Figure 5 shows how the switching depends on pulse-to-pulse separation tR in the experiment. The switching was observed for single pump and multiple-pulse (N = 5) excitation with pulse-to-pulse separation time in the range from 1 ms to 20 ms. Although for pump pulses at λ = 1300 nm there is no visible accumulation effect i.e., the switched domain area does not depend on tR, accumulation is clearly important for the case of λ = 1140 nm. An increase of tR results in a decrease of the switched area. It can be explained by a movement of the domain walls due to magnetostatic effects that typically occurs on the millisecond time scale22. With increasing fluence (see Figs. 3 and 5) the normalized value of switched area was stabilized below the maximal level limited by laser spot. We note, that the image of switched domain was performed by means of standard magneto-optical imaging at Faraday geometry about 10 ms after excitation with a single pump pulse.

### Theoretical model of photo-magnetic switching

The expression for the photo-magnetic tensor in Voigt notation is:

$$\hat \beta _V = \left( {\begin{array}{*{20}{c}} {b_{1111}} & {b_{1122}} & {b_{1133}} & 0 & 0 & 0 & 0 & 0 & 0 \\ {b_{1122}} & {b_{1111}} & {b_{1133}} & 0 & 0 & 0 & 0 & 0 & 0 \\ {b_{3311}} & {b_{3311}} & {b_{3333}} & 0 & 0 & 0 & 0 & 0 & 0 \\ 0 & 0 & 0 & {b_{2323}} & 0 & 0 & {b_{2332}} & 0 & 0 \\ 0 & 0 & 0 & 0 & {b_{3131}} & 0 & 0 & {b_{3131}} & 0 \\ 0 & 0 & 0 & 0 & 0 & {b_{1212}} & 0 & 0 & {b_{1221}} \\ 0 & 0 & 0 & {b_{3131}} & 0 & 0 & {b_{3131}} & 0 & 0 \\ 0 & 0 & 0 & 0 & {b_{2323}} & 0 & 0 & {b_{2323}} & 0 \\ 0 & 0 & 0 & 0 & 0 & {b_{1221}} & 0 & 0 & {b_{1212}} \end{array}} \right),$$
(3)

We take the action of the laser pulse as a perturbation to the initial state of the magnetization in the film, obtained from the LLG-equation Eq. (1).
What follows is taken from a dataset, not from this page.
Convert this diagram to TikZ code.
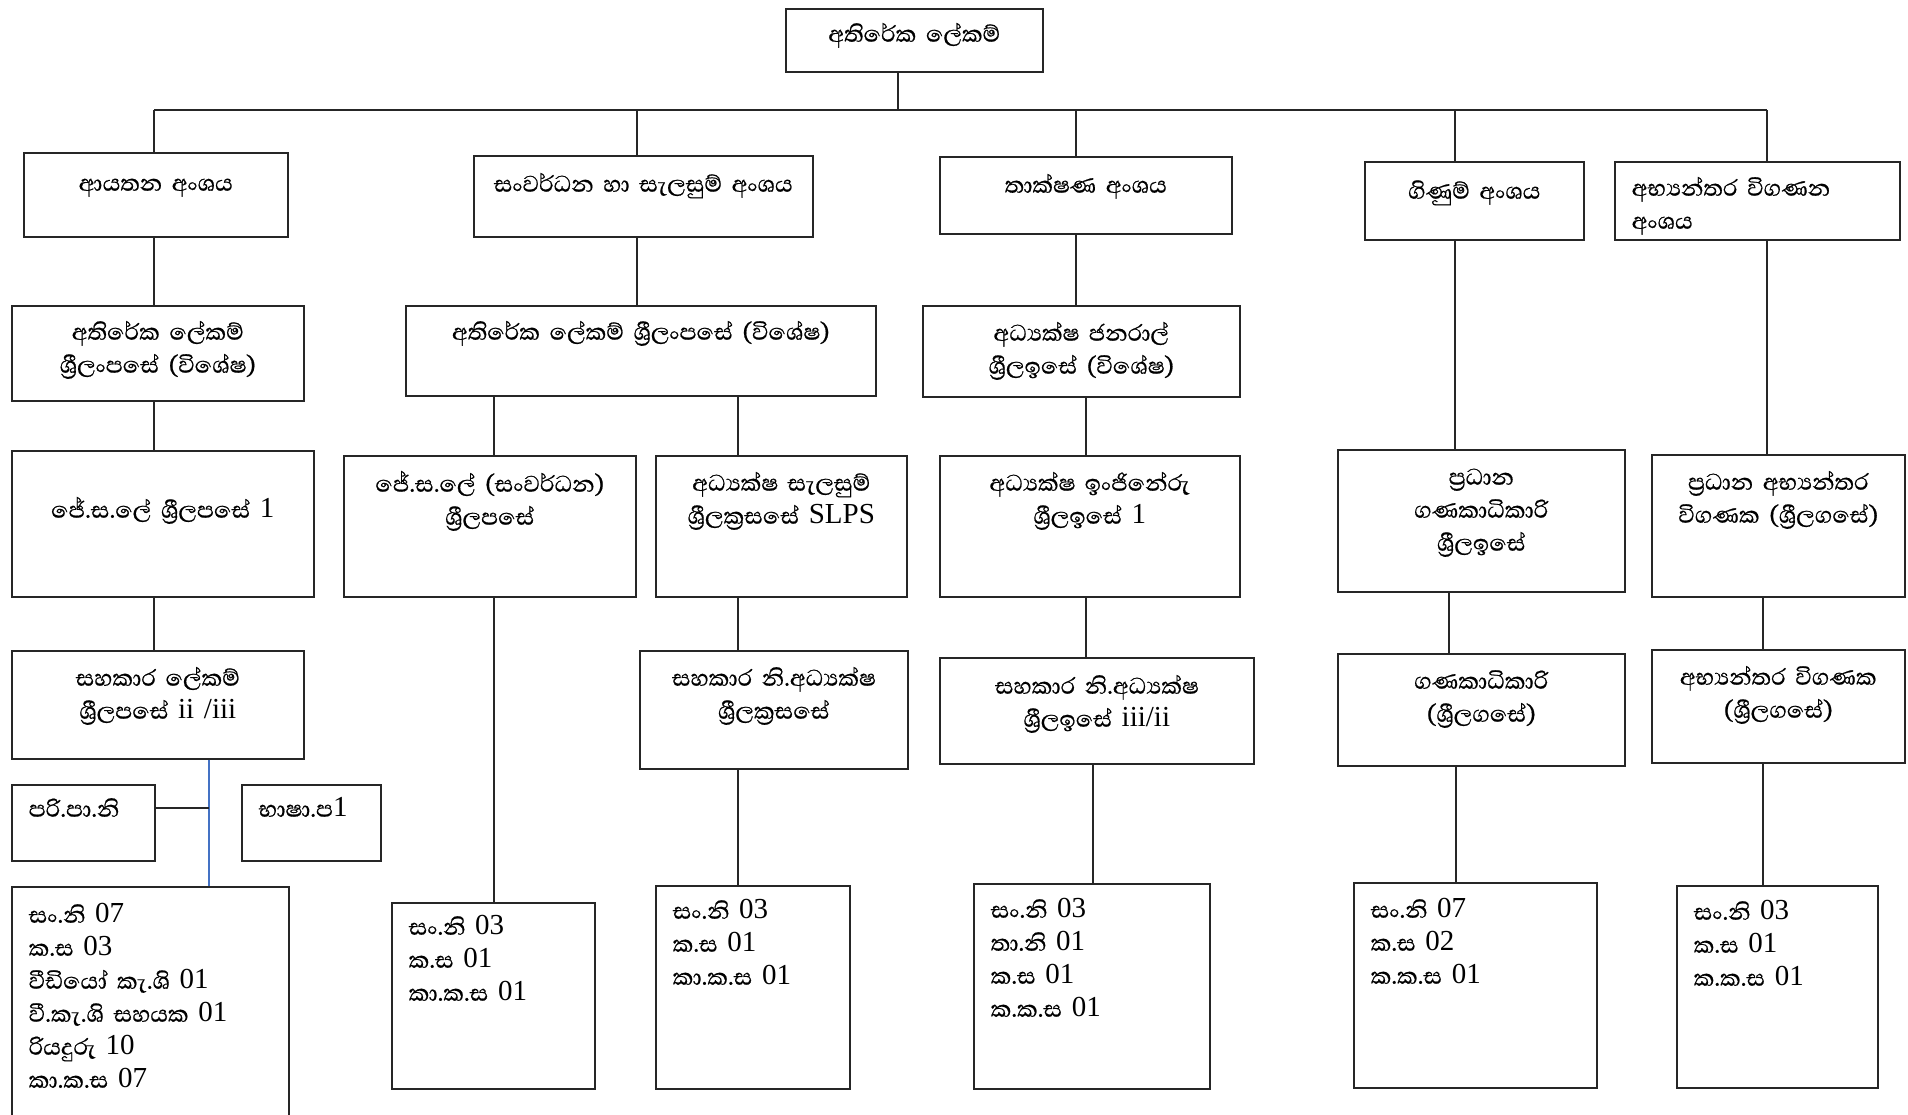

Depending on the axis of linear polarization of light it gives:

$$\begin{array}{*{20}{l}} {{\mathbf{E}}||\left[ {100} \right]\left( {\left[ {010} \right]} \right):} \hfill & {\left\{ {\begin{array}{*{20}{l}} {\theta \left( 0 \right) = \theta _0 \pm A\frac{1}{{1 + \alpha ^2}}\left( {a\,{\mathrm{sin}}\,\left( {2\varphi _0} \right){\mathrm{sin}}\theta _0 \mp \frac{\alpha }{2}b\,{\mathrm{sin}}\left( {2\theta _0} \right)} \right)} \hfill \\ {\varphi \left( 0 \right) = \varphi _0 + A\frac{1}{{1 + \alpha ^2}}\left( {b\,{\mathrm{cos}}\,\theta _0 \pm \alpha a\,{\mathrm{sin}}\left( {2\varphi _0} \right)} \right)} \hfill \end{array}} \right.} \hfill \\ {{\mathbf{E}}||\left[ {110} \right]\left( {\left[ {1\bar 10} \right]} \right):} \hfill & {\left\{ {\begin{array}{*{20}{l}} {\theta \left( 0 \right) = \theta _0 - \frac{1}{2}A\frac{\alpha }{{1 + \alpha ^2}}\left( {b \pm c\,{\mathrm{sin}}\,\left( {2\varphi _0} \right)} \right){\mathrm{sin}}\,\left( {2\theta _0} \right)} \hfill \\ {\varphi \left( 0 \right) = \varphi _0 + A\frac{1}{{1 + \alpha ^2}}\left( {b \pm c\,{\mathrm{sin}}\,\left( {2\varphi _0} \right)} \right)\,{\mathrm{cos}}\theta _0} \hfill \end{array}} \right.} \hfill \end{array},$$
(4)

where φ0 and θ0 denote the ground state angles of the initial domain with respect to [100] and [001] axes, correspondingly. a = a(λ), b = b(λ), and c = c(λ) are the parameters, which can be expressed through photo-magnetic tensor coefficients and A = γMsE2〉Δt, where 〈E2〉 is the average intensity of the field in the pulse and Δt ≈ 20 ps is the characteristic time of the emergence of the magnetic domain taken from the experiment10. After time interval of the order of Δt due to relaxation of the photo-excited Co-electrons, the magnetization dynamics can be regarded as free (see Fig. 1). As it is seen from Eq. (4), the initial perturbation strongly depends on the Gilbert damping, initial state and the intensity of light; these are parameters which are crucial for the switching. Wavelength dependence of the efficiency of switching implies wavelength dependence of the photo-magnetic tensor coefficients, namely a(λ), b(λ), and c(λ).